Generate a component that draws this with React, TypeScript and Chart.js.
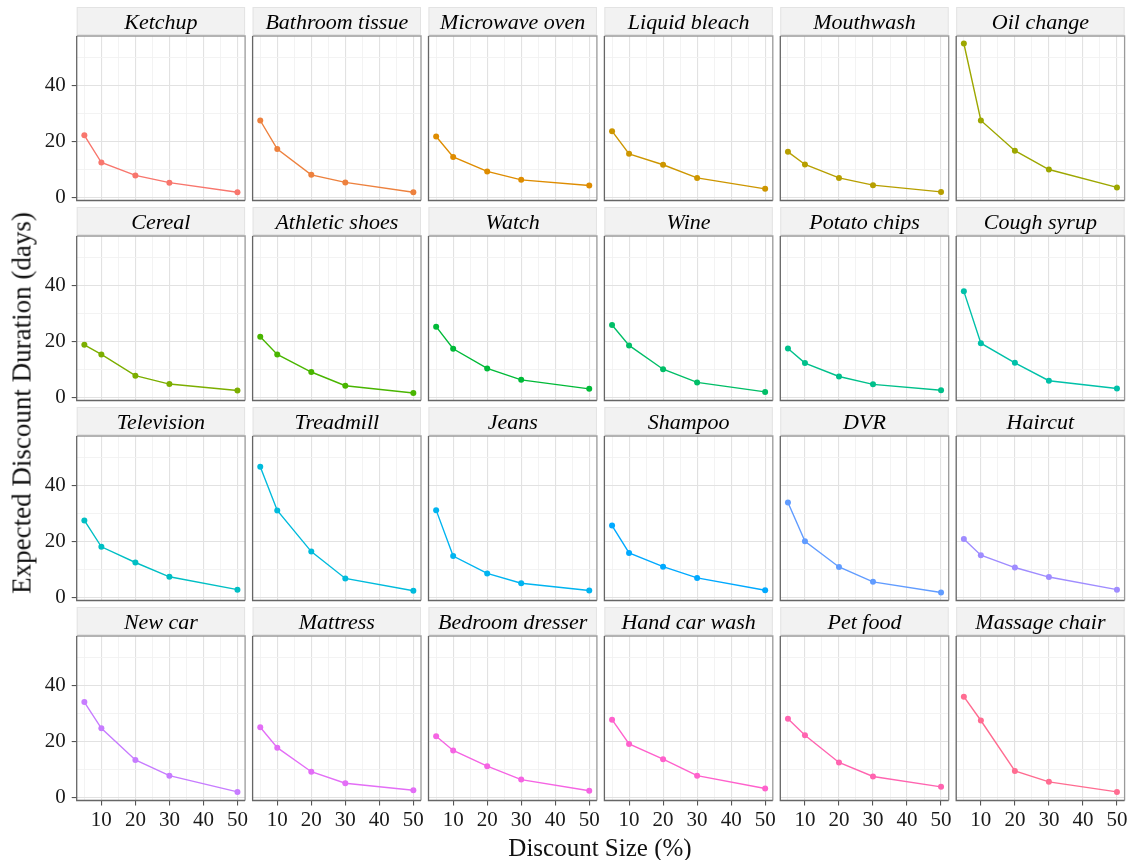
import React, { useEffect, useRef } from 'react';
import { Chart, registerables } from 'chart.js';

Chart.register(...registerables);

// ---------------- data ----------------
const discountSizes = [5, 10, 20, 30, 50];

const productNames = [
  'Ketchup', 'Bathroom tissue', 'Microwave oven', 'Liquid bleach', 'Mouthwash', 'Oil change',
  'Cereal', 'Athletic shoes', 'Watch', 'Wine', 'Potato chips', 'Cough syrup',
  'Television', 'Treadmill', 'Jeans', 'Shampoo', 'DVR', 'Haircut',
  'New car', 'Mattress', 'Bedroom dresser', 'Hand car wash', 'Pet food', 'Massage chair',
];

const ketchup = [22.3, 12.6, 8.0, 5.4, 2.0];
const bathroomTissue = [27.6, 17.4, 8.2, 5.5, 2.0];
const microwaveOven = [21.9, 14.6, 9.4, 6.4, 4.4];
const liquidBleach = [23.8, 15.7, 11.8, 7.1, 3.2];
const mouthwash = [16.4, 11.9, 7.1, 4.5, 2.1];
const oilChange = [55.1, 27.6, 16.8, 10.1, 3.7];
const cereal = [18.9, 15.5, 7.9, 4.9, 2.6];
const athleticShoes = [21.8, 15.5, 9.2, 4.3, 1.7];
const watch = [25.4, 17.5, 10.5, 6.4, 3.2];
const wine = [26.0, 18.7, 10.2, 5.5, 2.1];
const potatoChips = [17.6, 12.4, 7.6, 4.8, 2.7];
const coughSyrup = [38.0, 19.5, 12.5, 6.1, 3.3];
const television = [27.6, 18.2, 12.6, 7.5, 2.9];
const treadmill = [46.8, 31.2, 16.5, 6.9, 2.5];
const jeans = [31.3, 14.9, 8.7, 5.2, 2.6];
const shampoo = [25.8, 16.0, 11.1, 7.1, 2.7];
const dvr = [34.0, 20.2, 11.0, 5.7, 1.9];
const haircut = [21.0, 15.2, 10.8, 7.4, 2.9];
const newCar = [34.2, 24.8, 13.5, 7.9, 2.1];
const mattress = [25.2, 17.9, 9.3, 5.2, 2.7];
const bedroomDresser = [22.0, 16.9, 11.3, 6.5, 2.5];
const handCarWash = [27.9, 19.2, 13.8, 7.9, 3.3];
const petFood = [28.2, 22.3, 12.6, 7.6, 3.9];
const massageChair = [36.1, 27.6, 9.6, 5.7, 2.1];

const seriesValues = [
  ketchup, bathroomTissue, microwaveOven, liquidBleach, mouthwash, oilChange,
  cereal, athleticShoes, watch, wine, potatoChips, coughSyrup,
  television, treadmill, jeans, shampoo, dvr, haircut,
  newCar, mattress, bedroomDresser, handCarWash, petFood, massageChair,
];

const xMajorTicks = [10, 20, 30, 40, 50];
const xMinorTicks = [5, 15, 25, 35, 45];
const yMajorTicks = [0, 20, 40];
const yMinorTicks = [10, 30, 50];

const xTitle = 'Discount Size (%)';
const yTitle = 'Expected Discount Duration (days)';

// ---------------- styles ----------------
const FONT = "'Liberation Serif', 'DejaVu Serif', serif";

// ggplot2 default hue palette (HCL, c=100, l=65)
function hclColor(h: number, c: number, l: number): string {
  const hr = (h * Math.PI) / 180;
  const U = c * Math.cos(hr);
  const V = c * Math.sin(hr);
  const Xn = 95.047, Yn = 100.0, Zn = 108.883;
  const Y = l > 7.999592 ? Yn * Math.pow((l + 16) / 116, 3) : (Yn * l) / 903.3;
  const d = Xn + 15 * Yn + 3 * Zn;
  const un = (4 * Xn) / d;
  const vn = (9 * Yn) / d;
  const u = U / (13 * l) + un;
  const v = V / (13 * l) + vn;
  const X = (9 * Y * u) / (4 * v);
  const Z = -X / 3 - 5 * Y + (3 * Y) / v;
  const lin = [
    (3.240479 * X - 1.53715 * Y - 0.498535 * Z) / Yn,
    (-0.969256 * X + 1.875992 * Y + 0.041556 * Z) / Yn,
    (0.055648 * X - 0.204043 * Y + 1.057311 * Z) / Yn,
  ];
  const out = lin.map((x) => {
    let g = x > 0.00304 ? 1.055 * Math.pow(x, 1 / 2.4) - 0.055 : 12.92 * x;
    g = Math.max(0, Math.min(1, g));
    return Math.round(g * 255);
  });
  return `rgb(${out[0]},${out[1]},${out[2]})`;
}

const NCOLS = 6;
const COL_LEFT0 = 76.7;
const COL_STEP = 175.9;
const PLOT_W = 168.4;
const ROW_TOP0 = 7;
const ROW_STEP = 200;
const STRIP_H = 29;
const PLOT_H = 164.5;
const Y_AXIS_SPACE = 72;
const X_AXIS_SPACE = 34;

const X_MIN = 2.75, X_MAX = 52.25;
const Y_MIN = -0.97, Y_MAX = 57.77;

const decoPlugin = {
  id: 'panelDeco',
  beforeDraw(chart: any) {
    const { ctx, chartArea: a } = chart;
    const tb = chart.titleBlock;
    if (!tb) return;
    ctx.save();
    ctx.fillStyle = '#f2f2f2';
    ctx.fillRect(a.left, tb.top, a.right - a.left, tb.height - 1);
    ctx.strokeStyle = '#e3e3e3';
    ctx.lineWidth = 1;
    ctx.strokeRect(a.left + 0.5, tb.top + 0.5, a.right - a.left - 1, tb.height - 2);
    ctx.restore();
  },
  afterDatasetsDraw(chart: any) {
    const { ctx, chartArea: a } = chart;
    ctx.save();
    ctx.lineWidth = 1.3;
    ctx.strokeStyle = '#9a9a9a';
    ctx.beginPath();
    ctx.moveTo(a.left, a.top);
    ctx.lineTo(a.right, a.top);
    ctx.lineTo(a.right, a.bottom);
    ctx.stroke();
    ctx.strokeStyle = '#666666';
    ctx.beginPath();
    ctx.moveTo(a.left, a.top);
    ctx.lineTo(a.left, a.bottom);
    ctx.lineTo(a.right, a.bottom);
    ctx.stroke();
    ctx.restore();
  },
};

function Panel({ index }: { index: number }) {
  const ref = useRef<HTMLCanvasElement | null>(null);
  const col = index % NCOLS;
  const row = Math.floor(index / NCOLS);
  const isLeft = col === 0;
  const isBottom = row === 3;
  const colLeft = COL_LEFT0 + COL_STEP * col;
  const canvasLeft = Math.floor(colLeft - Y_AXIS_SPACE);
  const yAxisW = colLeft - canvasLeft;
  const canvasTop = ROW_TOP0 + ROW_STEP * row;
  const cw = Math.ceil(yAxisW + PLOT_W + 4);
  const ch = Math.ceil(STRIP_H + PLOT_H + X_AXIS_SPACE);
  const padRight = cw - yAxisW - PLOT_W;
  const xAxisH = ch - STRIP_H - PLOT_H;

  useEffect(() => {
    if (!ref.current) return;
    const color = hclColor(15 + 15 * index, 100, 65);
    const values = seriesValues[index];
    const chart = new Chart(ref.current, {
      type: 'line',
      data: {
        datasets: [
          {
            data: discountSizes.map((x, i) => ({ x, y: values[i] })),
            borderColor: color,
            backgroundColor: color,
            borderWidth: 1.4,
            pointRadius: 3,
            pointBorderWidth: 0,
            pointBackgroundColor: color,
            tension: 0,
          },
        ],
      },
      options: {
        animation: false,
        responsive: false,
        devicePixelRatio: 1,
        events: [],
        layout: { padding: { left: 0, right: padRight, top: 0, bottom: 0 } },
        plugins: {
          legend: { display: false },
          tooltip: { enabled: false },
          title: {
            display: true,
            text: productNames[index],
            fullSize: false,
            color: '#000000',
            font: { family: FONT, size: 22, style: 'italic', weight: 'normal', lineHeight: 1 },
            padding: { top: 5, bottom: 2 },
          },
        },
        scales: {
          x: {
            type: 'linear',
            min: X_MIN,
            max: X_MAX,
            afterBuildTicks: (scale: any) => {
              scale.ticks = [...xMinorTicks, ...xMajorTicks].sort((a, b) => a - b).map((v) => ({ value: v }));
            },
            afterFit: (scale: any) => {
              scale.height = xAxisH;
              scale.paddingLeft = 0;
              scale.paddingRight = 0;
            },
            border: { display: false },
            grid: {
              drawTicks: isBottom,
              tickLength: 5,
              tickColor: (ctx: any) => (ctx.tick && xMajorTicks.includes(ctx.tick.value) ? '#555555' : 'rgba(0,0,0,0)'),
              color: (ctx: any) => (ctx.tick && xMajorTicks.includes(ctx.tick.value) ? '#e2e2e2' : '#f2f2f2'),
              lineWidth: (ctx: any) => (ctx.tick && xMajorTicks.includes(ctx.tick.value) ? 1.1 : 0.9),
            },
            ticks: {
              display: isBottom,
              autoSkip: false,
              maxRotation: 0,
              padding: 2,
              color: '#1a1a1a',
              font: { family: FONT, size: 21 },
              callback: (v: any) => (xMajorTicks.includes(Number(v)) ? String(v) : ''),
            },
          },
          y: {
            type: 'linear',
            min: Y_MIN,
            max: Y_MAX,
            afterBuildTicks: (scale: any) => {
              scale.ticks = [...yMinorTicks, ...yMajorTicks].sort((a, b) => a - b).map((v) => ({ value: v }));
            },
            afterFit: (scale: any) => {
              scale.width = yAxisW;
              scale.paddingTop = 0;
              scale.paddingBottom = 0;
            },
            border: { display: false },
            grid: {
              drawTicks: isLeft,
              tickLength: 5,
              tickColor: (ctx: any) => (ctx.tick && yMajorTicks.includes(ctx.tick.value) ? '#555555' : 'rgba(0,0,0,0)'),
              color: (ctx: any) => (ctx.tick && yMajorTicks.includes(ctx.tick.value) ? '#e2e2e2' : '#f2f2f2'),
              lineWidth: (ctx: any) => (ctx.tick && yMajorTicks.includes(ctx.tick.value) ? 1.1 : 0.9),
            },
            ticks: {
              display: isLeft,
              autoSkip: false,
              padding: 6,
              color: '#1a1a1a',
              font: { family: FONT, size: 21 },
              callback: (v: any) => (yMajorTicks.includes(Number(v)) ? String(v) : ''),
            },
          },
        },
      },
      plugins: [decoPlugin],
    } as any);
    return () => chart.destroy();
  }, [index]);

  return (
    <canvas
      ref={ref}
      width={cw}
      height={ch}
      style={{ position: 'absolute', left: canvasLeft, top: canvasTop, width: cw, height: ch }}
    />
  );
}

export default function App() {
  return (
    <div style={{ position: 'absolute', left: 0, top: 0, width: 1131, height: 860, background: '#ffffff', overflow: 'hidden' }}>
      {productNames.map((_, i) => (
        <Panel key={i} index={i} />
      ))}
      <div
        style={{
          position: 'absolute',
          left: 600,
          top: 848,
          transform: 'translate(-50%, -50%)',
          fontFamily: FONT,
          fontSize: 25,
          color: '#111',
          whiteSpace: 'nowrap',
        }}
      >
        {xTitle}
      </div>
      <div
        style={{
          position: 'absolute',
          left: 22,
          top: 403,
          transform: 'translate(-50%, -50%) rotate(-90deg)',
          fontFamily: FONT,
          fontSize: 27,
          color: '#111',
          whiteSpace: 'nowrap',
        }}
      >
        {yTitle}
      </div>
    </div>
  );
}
※ ※ ※
From the first line of the listing above, repeat every line through the one holding "const discountSizes = [5, 10, 20, 30, 50];". Both ends count, and pictures stay out.

Generate a component that draws this with React, TypeScript and Chart.js.
import React, { useEffect, useRef } from 'react';
import { Chart, registerables } from 'chart.js';

Chart.register(...registerables);

// ---------------- data ----------------
const discountSizes = [5, 10, 20, 30, 50];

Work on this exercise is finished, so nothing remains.